Looking in the database inside meta, and deleting ignores I can see:

>> out['answer'].value_counts()
reject    640
accept    474

Then I run the train recipe.

prodigy train ${MODEL_OUTPUT_DIR} --textcat ds_name_1,ds_name_2

And I get the following stack trace due to the number of categories being less than 2.

========================= Generating Prodigy config =========================
ℹ Auto-generating config with spaCy
✔ Generated training config

=========================== Initializing pipeline ===========================
[2022-09-01 12:02:23,865] [INFO] Set up nlp object from config
Components: textcat
Merging training and evaluation data for 1 components
  - [textcat] Training: 983 | Evaluation: 239 (20% split)
Training: 712 | Evaluation: 177
Labels: textcat (1)
[2022-09-01 12:02:24,585] [INFO] Pipeline: ['textcat']
[2022-09-01 12:02:24,588] [INFO] Created vocabulary
[2022-09-01 12:02:24,589] [INFO] Finished initializing nlp object
Traceback (most recent call last):
  File "/home/aia/.conda/envs/prodigy/lib/python3.9/runpy.py", line 197, in _run_module_as_main
    return _run_code(code, main_globals, None,
  File "/home/aia/.conda/envs/prodigy/lib/python3.9/runpy.py", line 87, in _run_code
    exec(code, run_globals)
  File "/home/aia/.conda/envs/prodigy/lib/python3.9/site-packages/prodigy/__main__.py", line 61, in <module>
    controller = recipe(*args, use_plac=True)
  File "cython_src/prodigy/core.pyx", line 364, in prodigy.core.recipe.recipe_decorator.recipe_proxy
  File "/home/aia/.conda/envs/prodigy/lib/python3.9/site-packages/plac_core.py", line 367, in call
    cmd, result = parser.consume(arglist)
  File "/home/aia/.conda/envs/prodigy/lib/python3.9/site-packages/plac_core.py", line 232, in consume
    return cmd, self.func(*(args + varargs + extraopts), **kwargs)
  File "/home/aia/.conda/envs/prodigy/lib/python3.9/site-packages/prodigy/recipes/train.py", line 278, in train
    return _train(
  File "/home/aia/.conda/envs/prodigy/lib/python3.9/site-packages/prodigy/recipes/train.py", line 190, in _train
    nlp = spacy_init_nlp(config, use_gpu=gpu_id)
  File "/home/aia/.conda/envs/prodigy/lib/python3.9/site-packages/spacy/training/initialize.py", line 84, in init_nlp
    nlp.initialize(lambda: train_corpus(nlp), sgd=optimizer)
  File "/home/aia/.conda/envs/prodigy/lib/python3.9/site-packages/spacy/language.py", line 1317, in initialize
    proc.initialize(get_examples, nlp=self, **p_settings)
  File "/home/aia/.conda/envs/prodigy/lib/python3.9/site-packages/spacy/pipeline/textcat.py", line 379, in initialize
    raise ValueError(Errors.E867)
ValueError: [E867] The 'textcat' component requires at least two labels because it uses mutually exclusive classes where exactly one label is True for each doc. For binary classification tasks, you can use two labels with 'textcat' (LABEL / NOT_LABEL) or alternatively, you can use the 'textcat_multilabel' component with one label.

What am I missing here?

hi @jdewsnip!

Can you run --textcat-multilabel but not --textcat? This is a known challenge due to the design (namely translating spaCy into Prodigy). As the error message includes, we typically recommend using --textcat-multilabel instead.

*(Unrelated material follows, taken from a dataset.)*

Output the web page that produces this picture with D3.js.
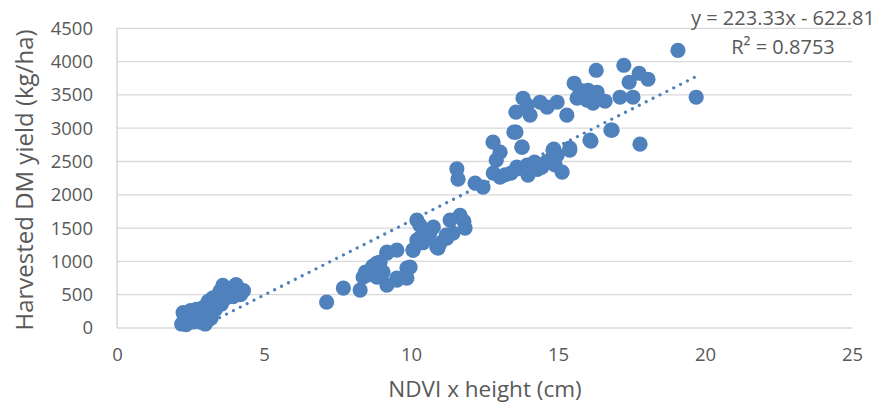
<!DOCTYPE html>
<html>
<head>
<meta charset="utf-8">
<script src="https://cdn.jsdelivr.net/npm/d3@7"></script>
<style>
  body { margin: 0; background: #fff; }
  svg text { font-family: "Open Sans", "Liberation Sans", sans-serif; fill: #595959; }
</style>
</head>
<body>
<svg id="chart" width="883" height="411"></svg>
<script>
// NDVI x height (cm) vs harvested DM yield (kg/ha)
var ndviHeight = [
  2.2, 2.25, 2.3, 2.35, 2.4, 2.45, 2.5, 2.6, 2.6, 2.7, 2.75, 2.8, 2.85, 2.9, 2.95, 3.0, 3.0, 3.05,
  3.1, 3.1, 3.15, 3.2, 3.2, 3.25, 3.3, 3.35, 3.4, 3.45, 3.5, 3.55, 3.6, 3.65, 3.7, 3.75, 3.8, 3.9,
  3.95, 4.05, 4.1, 4.2, 4.3,
  7.13, 7.7, 8.27, 8.37, 8.45, 8.5, 8.7, 8.84, 8.84, 8.95, 9.05, 9.18, 9.18, 9.18, 9.52, 9.52,
  9.52, 9.86, 9.86, 9.97, 10.07, 10.07, 10.2, 10.2, 10.3, 10.3, 10.4, 10.54, 10.65, 10.76, 10.88,
  10.92, 10.99, 11.2, 11.22, 11.33, 11.43, 11.67, 11.8, 11.84,
  11.56, 11.6, 12.18, 12.45, 12.79, 12.8, 12.9, 13.03, 13.03, 13.2, 13.4, 13.6, 13.6, 13.77, 13.78,
  13.5, 13.95, 13.98, 14.0, 14.2, 14.3, 14.45, 14.6, 14.73, 14.83, 14.86, 14.9, 14.97, 15.14,
  15.4, 15.4, 16.09, 16.12, 16.8, 16.84, 17.79,
  13.57, 13.57, 13.81, 13.95, 14.05, 14.39, 14.63, 14.97, 15.3, 15.55, 15.65, 15.75, 15.99,
  16.02, 16.19, 16.3, 16.33, 16.6, 17.11, 17.24, 17.42, 17.55, 17.76, 18.06, 19.08, 19.7
];
var dmYield = [
  60, 230, 150, 50, 120, 200, 260, 90, 180, 280, 140, 220, 100, 300, 170, 60, 250, 350,
  120, 400, 200, 320, 150, 450, 380, 280, 480, 420, 550, 360, 640, 500, 450, 580, 520, 600,
  470, 650, 540, 500, 560,
  390, 600, 570, 765, 840, 795, 930, 975, 765, 990, 840, 1125, 645, 1140, 1170, 720,
  750, 750, 900, 915, 1170, 1170, 1620, 1320, 1545, 1350, 1280, 1365, 1440, 1515, 1215,
  1200, 1275, 1395, 1350, 1620, 1425, 1690, 1600, 1500,
  2390, 2235, 2175, 2115, 2790, 2325, 2520, 2640, 2265, 2300, 2325, 2415, 2390, 2715, 2715,
  2940, 2445, 2295, 2330, 2490, 2380, 2415, 2490, 2520, 2670, 2685, 2450, 2595, 2340,
  2670, 2700, 2820, 2805, 2970, 2970, 2760,
  3240, 2940, 3450, 3345, 3195, 3390, 3315, 3390, 3195, 3675, 3450, 3570, 3420,
  3570, 3375, 3870, 3540, 3405, 3465, 3945, 3690, 3465, 3825, 3735, 4170, 3465
];
var xTicks = [0, 5, 10, 15, 20, 25];
var yTicks = [0, 500, 1000, 1500, 2000, 2500, 3000, 3500, 4000, 4500];
var slope = 223.33, intercept = -622.81, rSquared = "0.8753";

var blue = "#4f81bd";
var svg = d3.select("#chart");

var x = d3.scaleLinear().domain([0, 25]).range([117, 852]);
var y = d3.scaleLinear().domain([0, 4500]).range([328, 28.3]);

// horizontal gridlines
svg.append("g")
  .selectAll("line")
  .data(yTicks)
  .join("line")
    .attr("x1", x(0)).attr("x2", x(25))
    .attr("y1", function(d) { return y(d); })
    .attr("y2", function(d) { return y(d); })
    .attr("stroke", "#d9d9d9")
    .attr("stroke-width", 1.3);

// vertical axis line
svg.append("line")
  .attr("x1", x(0)).attr("x2", x(0))
  .attr("y1", y(0)).attr("y2", y(4500))
  .attr("stroke", "#d0d0d0")
  .attr("stroke-width", 1.3);

var yAxis = d3.axisLeft(y).tickValues(yTicks).tickFormat(d3.format("d")).tickSize(0).tickPadding(24);
var gy = svg.append("g").attr("transform", "translate(" + x(0) + ",0)").call(yAxis);
gy.select(".domain").remove();
gy.selectAll("text").style("font-size", "18.5px").attr("fill", "#595959");

var xAxis = d3.axisBottom(x).tickValues(xTicks).tickSize(0).tickPadding(20);
var gx = svg.append("g").attr("transform", "translate(0," + y(0) + ")").call(xAxis);
gx.select(".domain").remove();
gx.selectAll("text").style("font-size", "18.5px").attr("fill", "#595959");

// points
var pts = ndviHeight.map(function(v, i) { return [v, dmYield[i]]; });
svg.append("g")
  .selectAll("circle")
  .data(pts)
  .join("circle")
    .attr("cx", function(d) { return x(d[0]); })
    .attr("cy", function(d) { return y(d[1]); })
    .attr("r", 7.6)
    .attr("fill", blue);

// linear trendline, from where it enters the plot to the last point
var x0 = -intercept / slope, x1 = d3.max(ndviHeight);
svg.append("line")
  .attr("x1", x(x0)).attr("y1", y(slope * x0 + intercept))
  .attr("x2", x(x1)).attr("y2", y(slope * x1 + intercept))
  .attr("stroke", blue)
  .attr("stroke-width", 3.2)
  .attr("stroke-linecap", "round")
  .attr("stroke-dasharray", "0.01 7.7");

// equation label
svg.append("text")
  .attr("x", 783).attr("y", 25)
  .attr("text-anchor", "middle")
  .style("font-size", "20px")
  .text("y = 223.33x - 622.81");
svg.append("text")
  .attr("x", 783).attr("y", 54)
  .attr("text-anchor", "middle")
  .style("font-size", "20px")
  .text("R² = " + rSquared);

// axis titles
svg.append("text")
  .attr("x", 485).attr("y", 397)
  .attr("text-anchor", "middle")
  .style("font-size", "22.5px")
  .text("NDVI x height (cm)");
svg.append("text")
  .attr("transform", "translate(33," + 180 + ") rotate(-90)")
  .attr("text-anchor", "middle")
  .style("font-size", "24px")
  .text("Harvested DM yield (kg/ha)");
</script>
</body>
</html>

Alternatively, if you do want to use --textcat, I've written a script to convert the labels to run with --textcat instead:

I can understand this is a bit confusing (why use textcat-multilabel for a binary classifier?). Ines describes the design balancing act:

I hope this helps and let us know if you have further questions!

ah got it ... if i use --textcat-multilabel for binary it works.